The twin problems of lack of reliable data and information on indigenous peoples and the biopiracy and misuse of their traditional knowledge and cultural heritage are issues that have been grappled with in the process of drafting and negotiating the United Nations Declaration on the Rights of Indigenous Peoples (UNDRIP). It is ironic that even with the emergence of the global ‘data revolution’ these problems persist in many countries where indigenous peoples live.

The United Nations Permanent Forum on Indigenous Issues in its first and second sessions (2002, 2003) already recognised that a key challenge faced by national and international bodies is the lack of disaggregated data on indigenous peoples.
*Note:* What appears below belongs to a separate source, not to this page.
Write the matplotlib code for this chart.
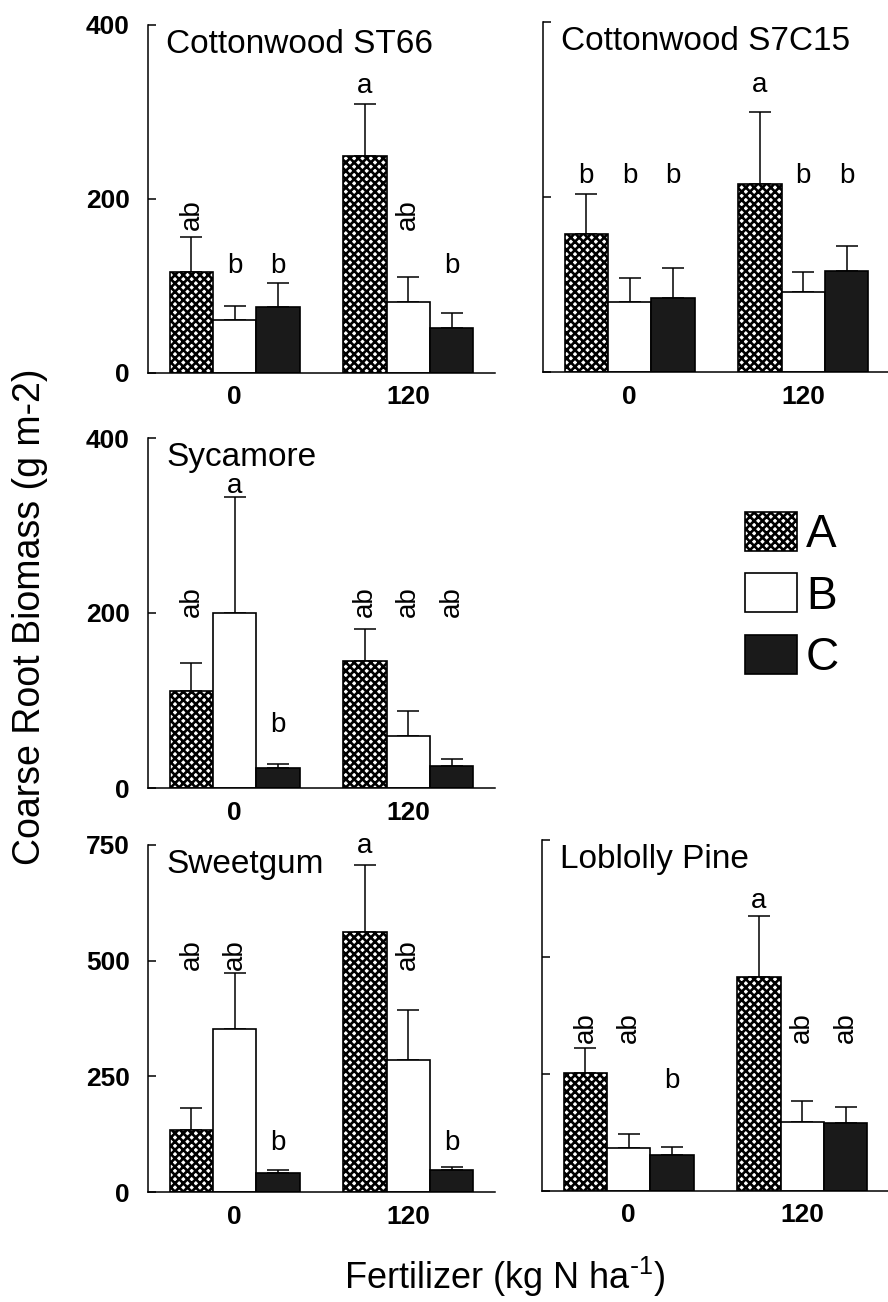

The absence or lack of data that reflect where and how many indigenous peoples there are, and how they are faring in relation to the realisation of their individual and collective rights is directly related to the weakness of governments and intergovernmental bodies in formulating and implementing indigenous-sensitive decisions and programs.

Several expert meetings and forum sessions have come up with recommendations on how data collection and data disaggregation on indigenous peoples can be done and how and what indicators should be used to measure implementation of the Millennium Development Goals, and now the newly adopted Sustainable Development Goals, in relation to realising indigenous peoples’ rights. Data should be generated to measure how the rights of indigenous peoples to access and ownership of lands, territories and resources are being met; how their participation in decision-making and control over their own development processes are progressing; what control over data and knowledge they are achieving; and what discrimination and exclusion they experience in regard to their social, economic and cultural rights.

In terms of approaches and methodologies, it was stressed in these UN forums that indigenous peoples should control these data and that their effective participation in data gathering and research should be ensured. Furthermore, resulting data should be available for use by them in policy articulation, in planning and in monitoring and evaluation efforts.

Unfortunately, there is still a long way to go before such data collection and disaggregation are done in most countries outside Canada, Australia, New Zealand, the United States and a few Latin American countries. A common problem raised by governments is the lack of financial and technical resources to carry this out. Another unfounded fear, which is repeatedly expressed by some governments, is that generating disaggregated data can exacerbate discrimination and data differentiation can lead to conflicts.

Such concerns and fears should not be used to deny indigenous peoples their right to self-determination (Article 3, UNDRIP), which is their right to determine their political status and to pursue freely their economic, social and cultural development. This right necessarily includes their right to have data and information collected, by them or jointly with them, that reflect their past and present realities and provide the basis for their pursuit of self-determined economic, social and cultural development.

The concept of data sovereignty, which is elaborated in this book, is linked with indigenous peoples’ right to maintain, control, protect and develop their cultural heritage, traditional knowledge and traditional cultural expressions, as well as their right to maintain, control, protect and develop their intellectual property over these.

The emergence of the global data revolution and associated new technologies can be a double-edged sword for indigenous peoples. If indigenous peoples have control over what and how data and knowledge will be generated, analysed and documented, and over the dissemination and use of these, positive results can come about. The collection and disaggregation of data on indigenous peoples and the documentation and transmission of their knowledge to younger generations can be facilitated. They can be the primary beneficiaries of the use of data, their knowledge and their cultural heritage.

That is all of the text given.